TASK OBJECTIVE: Repeat exactly, please, the lines that begin at the start of the listing and end at the line holding "rotate=90] at (crypto)".

>> begin DATA PROVIDED

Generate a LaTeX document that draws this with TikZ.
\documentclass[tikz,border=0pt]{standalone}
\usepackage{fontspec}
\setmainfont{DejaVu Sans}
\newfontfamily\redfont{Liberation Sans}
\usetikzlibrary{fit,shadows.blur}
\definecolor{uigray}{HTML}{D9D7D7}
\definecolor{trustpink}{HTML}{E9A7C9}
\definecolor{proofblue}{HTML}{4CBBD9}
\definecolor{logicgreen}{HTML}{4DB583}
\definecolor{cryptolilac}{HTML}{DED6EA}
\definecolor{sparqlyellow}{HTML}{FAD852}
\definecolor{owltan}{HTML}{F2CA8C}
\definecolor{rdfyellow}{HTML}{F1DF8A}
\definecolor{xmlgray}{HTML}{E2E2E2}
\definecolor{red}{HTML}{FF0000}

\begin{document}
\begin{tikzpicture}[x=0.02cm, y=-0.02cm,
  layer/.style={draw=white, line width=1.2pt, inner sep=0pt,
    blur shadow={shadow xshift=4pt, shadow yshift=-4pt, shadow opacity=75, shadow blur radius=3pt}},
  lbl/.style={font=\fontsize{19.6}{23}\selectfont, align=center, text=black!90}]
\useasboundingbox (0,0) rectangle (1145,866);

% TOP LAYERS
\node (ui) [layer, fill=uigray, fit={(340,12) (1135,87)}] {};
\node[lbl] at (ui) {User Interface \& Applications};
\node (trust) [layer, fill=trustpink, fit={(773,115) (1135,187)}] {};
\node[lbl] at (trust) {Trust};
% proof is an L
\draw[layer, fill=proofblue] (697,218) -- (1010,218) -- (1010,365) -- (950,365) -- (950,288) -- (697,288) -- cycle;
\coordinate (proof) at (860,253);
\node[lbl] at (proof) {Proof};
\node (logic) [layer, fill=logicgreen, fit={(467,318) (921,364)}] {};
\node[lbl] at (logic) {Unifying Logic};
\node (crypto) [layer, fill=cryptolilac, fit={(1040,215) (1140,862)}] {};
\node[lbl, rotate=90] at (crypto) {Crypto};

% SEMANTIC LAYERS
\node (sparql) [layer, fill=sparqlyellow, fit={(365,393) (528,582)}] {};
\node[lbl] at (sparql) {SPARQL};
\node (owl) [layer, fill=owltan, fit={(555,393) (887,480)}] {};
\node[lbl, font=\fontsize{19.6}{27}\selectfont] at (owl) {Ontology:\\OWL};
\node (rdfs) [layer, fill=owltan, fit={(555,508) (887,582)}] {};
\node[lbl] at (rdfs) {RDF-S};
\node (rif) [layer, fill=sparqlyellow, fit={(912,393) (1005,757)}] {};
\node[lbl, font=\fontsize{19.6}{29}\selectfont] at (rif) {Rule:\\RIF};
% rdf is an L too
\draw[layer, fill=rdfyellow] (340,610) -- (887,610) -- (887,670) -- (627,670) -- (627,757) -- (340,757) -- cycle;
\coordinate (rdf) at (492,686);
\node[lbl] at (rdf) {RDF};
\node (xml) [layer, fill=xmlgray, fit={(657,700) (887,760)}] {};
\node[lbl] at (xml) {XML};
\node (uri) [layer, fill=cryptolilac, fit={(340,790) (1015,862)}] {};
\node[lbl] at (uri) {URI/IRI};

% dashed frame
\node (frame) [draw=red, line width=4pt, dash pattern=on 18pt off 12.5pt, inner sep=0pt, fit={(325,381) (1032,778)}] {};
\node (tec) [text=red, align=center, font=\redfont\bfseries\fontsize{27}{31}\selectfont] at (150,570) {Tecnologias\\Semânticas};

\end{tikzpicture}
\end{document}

>> end DATA PROVIDED

TASK ANSWER:
Generate a LaTeX document that draws this with TikZ.
\documentclass[tikz,border=0pt]{standalone}
\usepackage{fontspec}
\setmainfont{DejaVu Sans}
\newfontfamily\redfont{Liberation Sans}
\usetikzlibrary{fit,shadows.blur}
\definecolor{uigray}{HTML}{D9D7D7}
\definecolor{trustpink}{HTML}{E9A7C9}
\definecolor{proofblue}{HTML}{4CBBD9}
\definecolor{logicgreen}{HTML}{4DB583}
\definecolor{cryptolilac}{HTML}{DED6EA}
\definecolor{sparqlyellow}{HTML}{FAD852}
\definecolor{owltan}{HTML}{F2CA8C}
\definecolor{rdfyellow}{HTML}{F1DF8A}
\definecolor{xmlgray}{HTML}{E2E2E2}
\definecolor{red}{HTML}{FF0000}

\begin{document}
\begin{tikzpicture}[x=0.02cm, y=-0.02cm,
  layer/.style={draw=white, line width=1.2pt, inner sep=0pt,
    blur shadow={shadow xshift=4pt, shadow yshift=-4pt, shadow opacity=75, shadow blur radius=3pt}},
  lbl/.style={font=\fontsize{19.6}{23}\selectfont, align=center, text=black!90}]
\useasboundingbox (0,0) rectangle (1145,866);

% TOP LAYERS
\node (ui) [layer, fill=uigray, fit={(340,12) (1135,87)}] {};
\node[lbl] at (ui) {User Interface \& Applications};
\node (trust) [layer, fill=trustpink, fit={(773,115) (1135,187)}] {};
\node[lbl] at (trust) {Trust};
% proof is an L
\draw[layer, fill=proofblue] (697,218) -- (1010,218) -- (1010,365) -- (950,365) -- (950,288) -- (697,288) -- cycle;
\coordinate (proof) at (860,253);
\node[lbl] at (proof) {Proof};
\node (logic) [layer, fill=logicgreen, fit={(467,318) (921,364)}] {};
\node[lbl] at (logic) {Unifying Logic};
\node (crypto) [layer, fill=cryptolilac, fit={(1040,215) (1140,862)}] {};
\node[lbl, rotate=90] at (crypto) {Crypto};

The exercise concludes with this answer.